Siguiendo un Rastro que ya no es mi Rastro

Más de un año cerrado. Otra víctima de la pandemia que recorre el mundo. Con todo, el mundo intenta volver a la normalidad pese a que tras el confinamiento nada es igual que hace, demonios, poco más de un año.

Visito con un amigo el Rastro de Santa Cruz de Tenerife. Ahora ubicado en una zona de aparcamientos de las instalaciones portuarias de la ciudad, más o menos frente a la delegación de Hacienda y un poco más allá el palacio del Cabildo Insular. Hago cola pero no se mantienen las distancias. Con todo, se agradece el irregular cumplimiento de las nuevas normas sanitarias que tienen el objeto (a ver si nos vamos enterando) de velar por nuestra salud al poner freno al virus que parece que flota por todas partes.

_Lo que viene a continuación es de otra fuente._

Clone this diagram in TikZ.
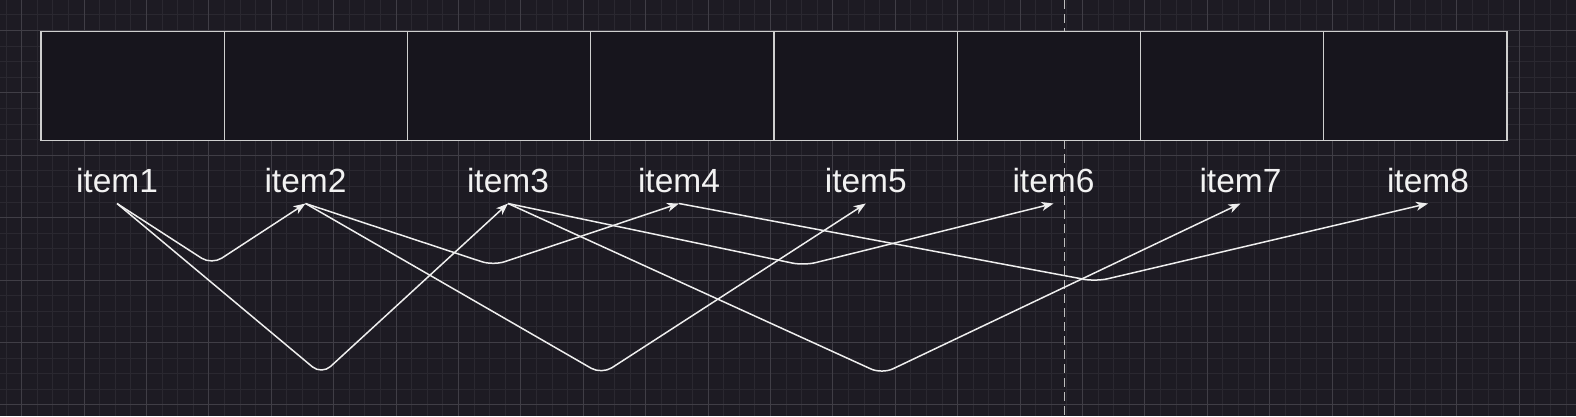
\documentclass[tikz,border=0pt]{standalone}
\usepackage{fontspec}
\setmainfont{Liberation Sans}
\usetikzlibrary{arrows.meta}

\definecolor{canvas}{HTML}{1D1B23}
\definecolor{gridminor}{HTML}{2A2830}
\definecolor{gridmajor}{HTML}{403E46}
\definecolor{guideline}{HTML}{BDBDBD}
\definecolor{cellline}{HTML}{CFCFCF}
\definecolor{cellfill}{HTML}{17151D}
\definecolor{labeltext}{HTML}{F2F2F2}
\definecolor{linkline}{HTML}{EEEEEE}

\begin{document}
\begin{tikzpicture}[x=1pt, y=-1pt, font=\fontsize{33.5}{40}\selectfont]
        \tikzset{
            minorgrid/.style={draw=gridminor, line width=1pt},
            majorgrid/.style={draw=gridmajor, line width=1pt},
            guide/.style={draw=guideline, line width=1.5pt, dash pattern=on 9pt off 5pt},
            cellbox/.style={
                draw=cellline,
                fill=cellfill,
                line width=1.3pt,
                anchor=north west,
                minimum width=183.25pt,
                minimum height=109pt,
                inner sep=0pt,
                outer sep=0pt
            },
            itemlabel/.style={text=labeltext, anchor=base, inner xsep=0pt, inner ysep=10.6pt, text depth=0pt},
            link/.style={
                draw=linkline,
                line width=1.5pt,
                rounded corners=12pt,
                -{Stealth[length=12pt, width=9pt, inset=3.5pt]}
            }
        }

        % background and grid
        \useasboundingbox[fill=canvas] (0,0) rectangle (1576,416);
        \foreach \k in {-1,...,99}
            \draw[minorgrid] ({21.7+15.6*\k},0) -- ({21.7+15.6*\k},416);
        \foreach \k in {-1,...,24}
            \draw[minorgrid] (0,{30.5+15.6*\k}) -- (1576,{30.5+15.6*\k});
        \foreach \k in {0,...,24}
            \draw[majorgrid] ({21.7+62.4*\k},0) -- ({21.7+62.4*\k},416);
        \foreach \k in {0,...,6}
            \draw[majorgrid] (0,{30.5+62.4*\k}) -- (1576,{30.5+62.4*\k});

        \coordinate (guidetop) at (1064.7,0);
        \coordinate (guidebottom) at (1064.7,416);
        \draw[guide] (guidetop) -- (guidebottom);

        % array cells
        \foreach \i in {1,...,8}
            \node[cellbox] (cell\i) at ({41+183.25*(\i-1)},31.7) {};

        % labels
        \foreach \i/\x in {1/117, 2/305.5, 3/508, 4/679, 5/865.8, 6/1053.5, 7/1240.5, 8/1428}
            \node[itemlabel] (item\i) at (\x,192.7) {item\i};

        % bends
        \coordinate (bend12) at (211.7,264.7);
        \coordinate (bend13) at (321.7,374.6);
        \coordinate (bend24) at (493.3,265.5);
        \coordinate (bend25) at (601.7,374.3);
        \coordinate (bend36) at (804,265.5);
        \coordinate (bend37) at (882,374);
        \coordinate (bend48) at (1096,281.5);

        \draw[link] (item1.south) -- (bend12) -- (item2.south);
        \draw[link] (item1.south) -- (bend13) -- (item3.south);
        \draw[link] (item2.south) -- (bend24) -- (item4.south);
        \draw[link] (item2.south) -- (bend25) -- (item5.south);
        \draw[link] (item3.south) -- (bend36) -- (item6.south);
        \draw[link] (item3.south) -- (bend37) -- (item7.south);
        \draw[link] (item4.south) -- (bend48) -- (item8.south);
    \end{tikzpicture}
\end{document}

Quedamos en la puerta de la Recova, Nuestra Señora de África, y bajamos. Recuerdo, mientras descendemos, aquellos domingos en los que recorría los puestos distribuidos alrededor de, precisamente, el antiguo Mercado de abastos de la ciudad y cómo se expandían domingo sí, domingo no, por las ramblas y calles adyacentes. En aquel Rastro encontré de casi todo pero sobre todo libros. Libros que no recuerda nadie, libros de años de la pera, libros firmados por grandes escritores y libros con fotos de padres e hijos entre sus páginas y que no conoceré jamás pero que ahí siguen, entre las hojas de ese libro donde alguien tuvo que dejarlas olvidadas… En fin, que ir entonces al Rastro era una aventura.

Aventura pero menos es la del nuevo Rastro en tiempos de Covid-19. Y no por qué se tenga que hacer cola para entrar, ni porque te laves las manos con gel hidroalcohólico antes de cruzar el sagrado umbral sino porque no, no es el mismo Rastro. Ni siquiera recoge –aunque sea un poquito– su espíritu.

En cuanto a lo que voy, que es la caza de libros. Salvo un puesto que lleva un conocido no encuentro nada. Bueno, en otro, una tonga de novelas entre cachivaches de todas clases. Entre otros, una cruz de hierro que vale diez euros porque no es original, dice el que lleva ese kiosco.

Una sensación amarga la que percibo mientras voy de puesto en puesto. Sin encontrar nada de mi interés. A este Rastro, pienso, será imposible dedicarle una oda. Un poema o al menos un relato. No tiene la magia del otro, que a base de años terminó por adquirir una identidad que lo hacía diferente. Lo que incluye, y que Dios me perdone, las justificadas quejas de los vecinos.

El sol, mientras tanto, aprieta. El cielo tiene ese azul que solo tiene el cielo de mi pequeña capital de provincias y aunque tengamos el mar a unos cuatrocientos metros no se escucha su murmullo sino el ir y venir de otros ociosos paseantes a los que observo con declarado interés.

No encuentro en sus miradas ni en sus rostros ni en la forma de caminar entusiasmo por encontrar algo entre tanta mesa dispuesta con objetos de todas clases. Un cliente al menos regatea el precio de unas revistas del año en que nació Matusalén, pero el viejo que lo atiende está más pendiente de nosotros que del chaval que dice que mejora su oferta subiendo su regateo a un puñetero euro. El viejo se ríe. Nosotros nos vamos y no sé si al final se cierra el negocio aunque algo me dice que..

Con todo, flota una incierta tristeza en el ambiente. La sensación de que no mereció la pena espera un año y poco más para esto. Por mucho que digan unos que es transitorio, que la idea es volver en diciembre al espacio original si el fantasma que recorre el mundo cede y deja espacio no a esa nueva normalidad en la que estamos instalados sino en la vieja, que es la que evoco en mi cabeza mientras doy vueltas por este Rastro improvisado en el que no encuentro nada de interés. Libros, al menos, que despierten mis casquivanos sentidos.

De momento, y visto lo visto, no creo que vuelva al nuevo Rastro. No es mi Rastro, no es aquel Rastro que visitaba casi todos los domingos con la fe de encontrar algo distinto.

Lo único que no cambia, pienso mientra salgo del espacio acotado, es el sol que casca las piedras. Los goterones de sudor que se deslizan por mi frente. El jadeo constante, lengua fuera incluida, de Kala. Que tira de la correa como si quisiera alejarme de un Rastro que, reitero, para nada es mi Rastro.